At once amusingly playful and poignantly sincere, The Strange Case of Angelica finds Manoel de Oliveira, at 101 still the world’s oldest living filmmaker, hitting upon a rewardingly weird groove after the disappointingly skimpy Eccentricities of a Blonde-Haired Girl. A fairy tale about blissful surrender to love—and, by extension, the photographic image—Oliviera’s latest is both sublimely silly and deeply earnest, a snapshot of consuming obsession and the inspiring power of art that’s like falling into a bewildering, beguiling dream. That mood is epitomized by early corresponding images of Isaac’s (Oliveira regular Ricardo Trepa) face as he drives at night to a ritzy manor, and of the deep-red taillights of his car penetrating the surrounding darkness—unreal sights of fear, passion, curiosity, mystery and transition that encapsulate the subsequent material’s concerns. Isaac is a Sephardic Jew in Portugal, commissioned during the midnight hours to travel to a palatial estate, where the Madam (Leonor Silveira) wants him to take a photo of her beloved daughter Angelica (Pilar Lopez de Ayala), whom Isaac discovers upon his arrival, and to his considerable surprise, is deceased. More crucial still, she’s a borderline-angelic newlywed who not only comes into focus through his camera’s viewfinder, but seemingly to life itself, opening her sparkling eyes to smile at him with overpowering beauty.
The dead return to life through the lens, and so too does Isaac’s spirit, with this vision of resurrection affording him a new view on the world. Introduced as a man encased in the static emanating from his archaic radio, Isaac soon hears and sees his surroundings clearly—specifically, the “old world,” which takes the form of field workers toiling on the hill directly opposite his flat’s balcony, and is also epitomized by 19th-century piano music that accompanies transitional shots of the region. Soon, Isaac’s deathbed photos of Angelica sit alongside pics of angry-looking men wielding hoes, superficially incongruous portraits that nonetheless also suggest harmony in their celebration of life and humanity. The photographer’s consuming fixation on Angelica, however, affords no peace in reality, where caravans of noisy trucks outside his window, as well as behind-the-back criticisms of his “strange” behavior by his landlady and her breakfast companions, merely compound the dissonance wrought from his infatuation with a girl no longer alive. Rather, it’s only in black-and-white sleep where Isaac finds heavenly contentment, taking flight with Angelica’s glowing spirit in his arms and, along the journey, picking a white rose off a river’s surface for his love, a joyous smile on their faces.

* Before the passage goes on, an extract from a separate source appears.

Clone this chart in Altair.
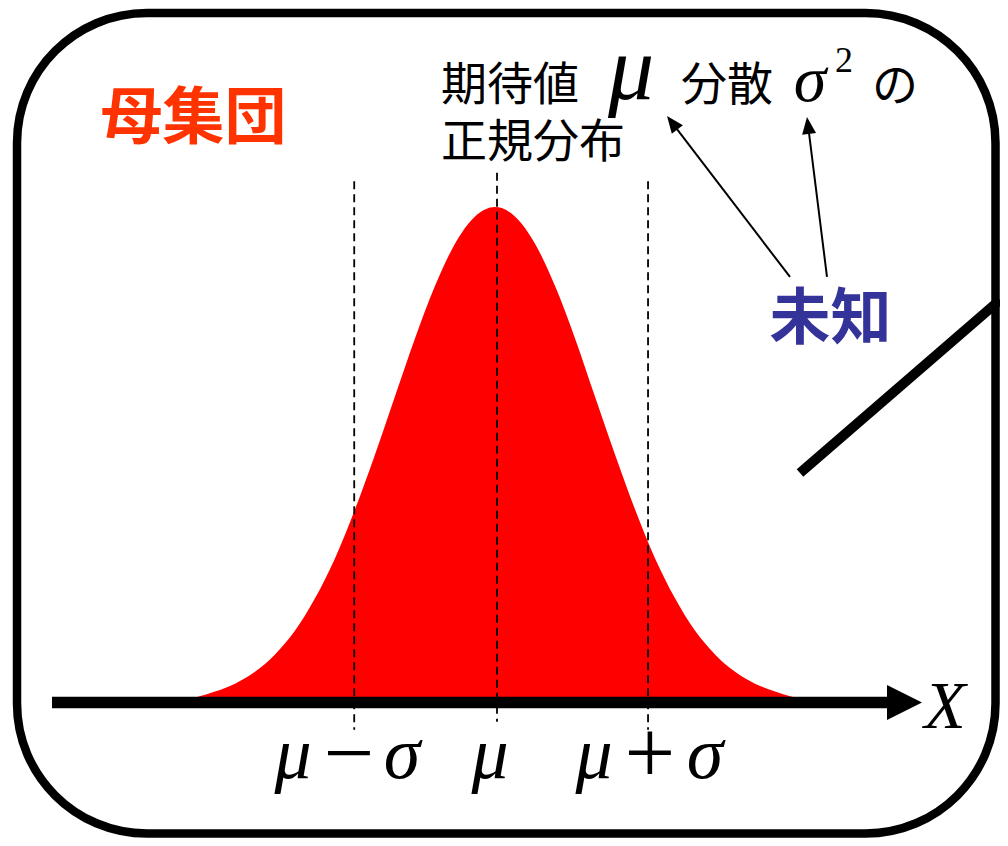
import altair as alt
import pandas as pd

# ---- data -----------------------------------------------------------------
# x in units of sigma (mu = 0), y = height relative to the peak
curve_x = [-2.034, -1.912, -1.776, -1.641, -1.505, -1.369, -1.234, -1.098,
           -0.963, -0.827, -0.692, -0.556, -0.420, -0.285, -0.149, -0.014,
           0.122, 0.258, 0.393, 0.529, 0.664, 0.800, 0.936, 1.071,
           1.207, 1.342, 1.478, 1.614, 1.749, 1.885, 2.007]
curve_y = [0.012, 0.023, 0.039, 0.063, 0.098, 0.146, 0.211, 0.292,
           0.390, 0.501, 0.618, 0.735, 0.841, 0.926, 0.981, 1.000,
           0.981, 0.926, 0.841, 0.735, 0.618, 0.501, 0.390, 0.292,
           0.211, 0.146, 0.098, 0.063, 0.039, 0.023, 0.012]

guide_x = [-0.968, 0.0, 1.024]
guide_top = [1.052, 1.069, 1.052]
guide_bottom = [-0.054, -0.038, -0.054]

# tick-like labels under the axis: symbols (italic) and operators (upright)
label_symbols = ["μ", "σ", "μ", "μ", "σ"]
label_symbol_x = [-1.383, -0.644, -0.047, 0.658, 1.410]
label_ops = ["−", "+"]
label_op_x = [-1.003, 1.037]

# ---- scales -----------------------------------------------------------------
XDOM = [-3.3153, 3.4102]
YDOM = [-0.2722, 1.4012]


def X(field="x"):
    return alt.X(f"{field}:Q", scale=alt.Scale(domain=XDOM, nice=False, zero=False), axis=None)


def Y(field="y"):
    return alt.Y(f"{field}:Q", scale=alt.Scale(domain=YDOM, nice=False, zero=False), axis=None)


CJK = "Noto Sans CJK JP"
SERIF = "Liberation Serif"

# frame (rounded rectangle)
frame = alt.Chart(pd.DataFrame({"x": [-3.2542], "x2": [3.3797], "y": [1.3911], "y2": [-0.2631]})).mark_rect(
    cornerRadius=130, fill="white", stroke="black", strokeWidth=8.5
).encode(x=X(), x2="x2:Q", y=Y(), y2="y2:Q")

# red normal curve
curve = alt.Chart(pd.DataFrame({"x": curve_x, "y": curve_y})).mark_area(
    color="#FF0000", interpolate="monotone", opacity=1
).encode(x=X(), y=Y(), y2=alt.datum(0.0))

# dashed guides
guides = alt.Chart(pd.DataFrame({"x": guide_x, "y": guide_top, "y2": guide_bottom})).mark_rule(
    color="black", strokeWidth=1.8, strokeDash=[8, 5]
).encode(x=X(), y=Y(), y2="y2:Q")

# X axis arrow
axis_line = alt.Chart(pd.DataFrame({"x": [-3.017], "x2": [2.664], "y": [0.001]})).mark_rule(
    color="black", strokeWidth=11.5
).encode(x=X(), x2="x2:Q", y=Y())
axis_head = alt.Chart(pd.DataFrame({"x": [2.7627], "y": [0.001]})).mark_point(
    shape="M-1,-1L1,0L-1,1Z", size=1225, filled=True, color="black", opacity=1, strokeWidth=0
).encode(x=X(), y=Y())

# thick diagonal line at right
diag = alt.Chart(pd.DataFrame({"x": [2.0542], "x2": [3.4102], "y": [0.4637], "y2": [0.8125]})).mark_rule(
    color="black", strokeWidth=10
).encode(x=X(), x2="x2:Q", y=Y(), y2="y2:Q")

# thin annotation arrows (from 未知 to mu and sigma^2)
arrow_lines = alt.Chart(pd.DataFrame({
    "x": [1.9864, 2.2373], "y": [0.8589, 0.8589],
    "x2": [1.1878, 2.1088], "y2": [1.1698, 1.1645]})).mark_rule(
    color="black", strokeWidth=2
).encode(x=X(), x2="x2:Q", y=Y(), y2="y2:Q")
arrow_heads = alt.Chart(pd.DataFrame({
    "x": [1.1878, 2.1088], "y": [1.1698, 1.1645], "a": [322.6, 352.9]})).mark_point(
    shape="M0,-1L-0.8235,1L0.8235,1Z", size=289, filled=True, color="black", opacity=1, strokeWidth=0
).encode(x=X(), y=Y(), angle=alt.Angle("a:Q", scale=None))

# texts
title_red = alt.Chart(pd.DataFrame({"x": [-2.688], "y": [1.1371], "t": ["母集団"]})).mark_text(
    font=CJK, fontSize=62, fontWeight="bold", color="#FF3300", align="left", baseline="alphabetic"
).encode(x=X(), y=Y(), text="t:N")

unknown = alt.Chart(pd.DataFrame({"x": [1.8475], "y": [0.7339], "t": ["未知"]})).mark_text(
    font=CJK, fontSize=61, fontWeight="bold", color="#333399", align="left", baseline="alphabetic"
).encode(x=X(), y=Y(), text="t:N")

cjk_black = alt.Chart(pd.DataFrame({
    "x": [-0.3797, -0.3797, 1.2475, 2.5424],
    "y": [1.2167, 1.1008, 1.2167, 1.2137],
    "t": ["期待値", "正規分布", "分散", "の"]})).mark_text(
    font=CJK, fontSize=46, color="black", align="left", baseline="alphabetic"
).encode(x=X(), y=Y(), text="t:N")

math_italic = alt.Chart(pd.DataFrame({
    "x": [0.9085, 2.122, 3.037] + label_symbol_x,
    "y": [1.2177, 1.2137, -0.0504] + [-0.151] * len(label_symbol_x),
    "fs": [92, 66, 68] + [74] * len(label_symbol_x),
    "t": ["μ", "σ", "X"] + label_symbols})).mark_text(
    font=SERIF, fontStyle="italic", color="black", align="center", baseline="alphabetic"
).encode(x=X(), y=Y(), text="t:N", size=alt.Size("fs:Q", scale=None))

ops = alt.Chart(pd.DataFrame({"x": label_op_x, "y": [-0.162] * len(label_op_x), "t": label_ops})).mark_text(
    font=SERIF, fontSize=90, color="black", align="center", baseline="alphabetic"
).encode(x=X(), y=Y(), text="t:N")

sup2 = alt.Chart(pd.DataFrame({"x": [2.3525], "y": [1.2722], "t": ["2"]})).mark_text(
    font=SERIF, fontSize=36, color="black", align="center", baseline="alphabetic"
).encode(x=X(), y=Y(), text="t:N")

chart = alt.layer(
    frame, curve, guides, axis_line, axis_head, diag, arrow_lines, arrow_heads,
    title_red, unknown, cjk_black, math_italic, ops, sup2
).properties(
    width=992, height=830, padding=0, autosize="none", background="white"
).configure_view(stroke=None)

chart.save("out.html", embed_options={"renderer": "svg", "actions": False})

Oliveira’s romantic reveries have more than a trace of cornball sentimentality about them. Yet The Strange Case of Angelica’s depiction of overwhelming amour—and the means by which Isaac’s love offsets his outsider Jew-artist-“madman” status relative to Angelica's clan and the judgmental landlady—is nonetheless energized by random humor. Oliveira’s static compositions have a painterly grace, their studied airlessness proving no hindrance to good-humored drollness, as in the director’s jabs at the pretentious bourgeoisie, or the numerous shots in which Isaac clutches a locked gate and plaintively screams Angelica’s name. A discussion at the landlady’s kitchen table touches upon a perplexing range of topics, from antimatter and apocalyptic mosquitoes to economic crisis and climate change, in the process speaking to Isaac’s earthly/otherworldly predicament with oblique wittiness, and consequently recasting the action as a poetic tragi-rom-com. For Oliveira, the new and ancient, living and dead, and emotions both stymied and fulfilled, all coexist in intricately knotty ways, their relationships as natural as the food-chain pecking order shared—as seen in the film’s most amusing scene—by birds, cats and dogs.